The soul, however, always follows what is most agreeable to its ruling passion. Worldly men generally delight in gaming, feasting, and debauchery; while those who are fond of solitude feel, from a consciousness of its advantages, no enjoyments equal to those its peaceful shades afford.

I now conclude my reflections upon the advantages of Solitude to the Heart. May they give greater currency to useful sentiments, to consolatory truths, and contribute in some degree to diffuse the enjoyment of a happiness which is so much within our reach!


CHAPTER IV.
The General Advantages of Retirement.

Retirement engages the affections of men whenever it holds up a picture of tranquillity to their view.

The doleful and monotonous sound of the clock of a sequestered monastery, the silence of nature in a still night, the pure air on the summit of a high mountain, the thick darkness of an aged forest, the sight of a temple fallen into ruins, inspire the soul with a soft melancholy, and banish all recollection of the world and its concerns.

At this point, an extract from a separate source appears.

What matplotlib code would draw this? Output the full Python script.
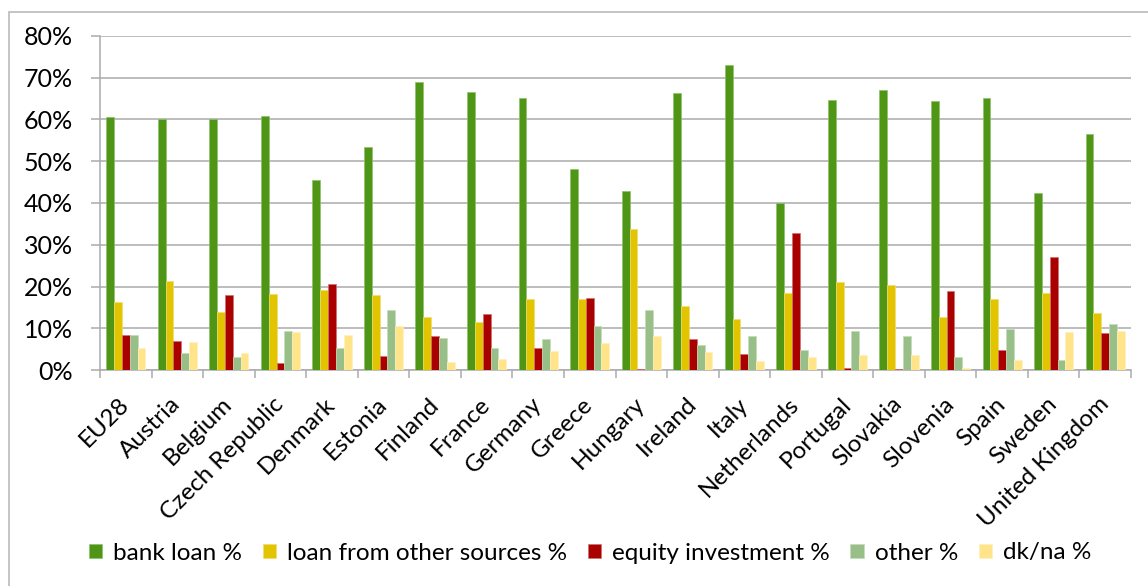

The man who cannot hold a friendly correspondence with his own heart; who derives no comfort from the reflections of his mind; who dreads the idea of meditation, and is fearful of passing a single moment with himself, looks with equal dread on solitude and on death. He endeavors to enjoy all the voluptuousness which the world affords; drains the pernicious cup of pleasure to its dregs; and, until the dreadful moment approaches when he beholds his nerves shattered, and all the powers of his soul destroyed, has not the courage to make the delayed confession, “I am tired of the world and all its idle follies!”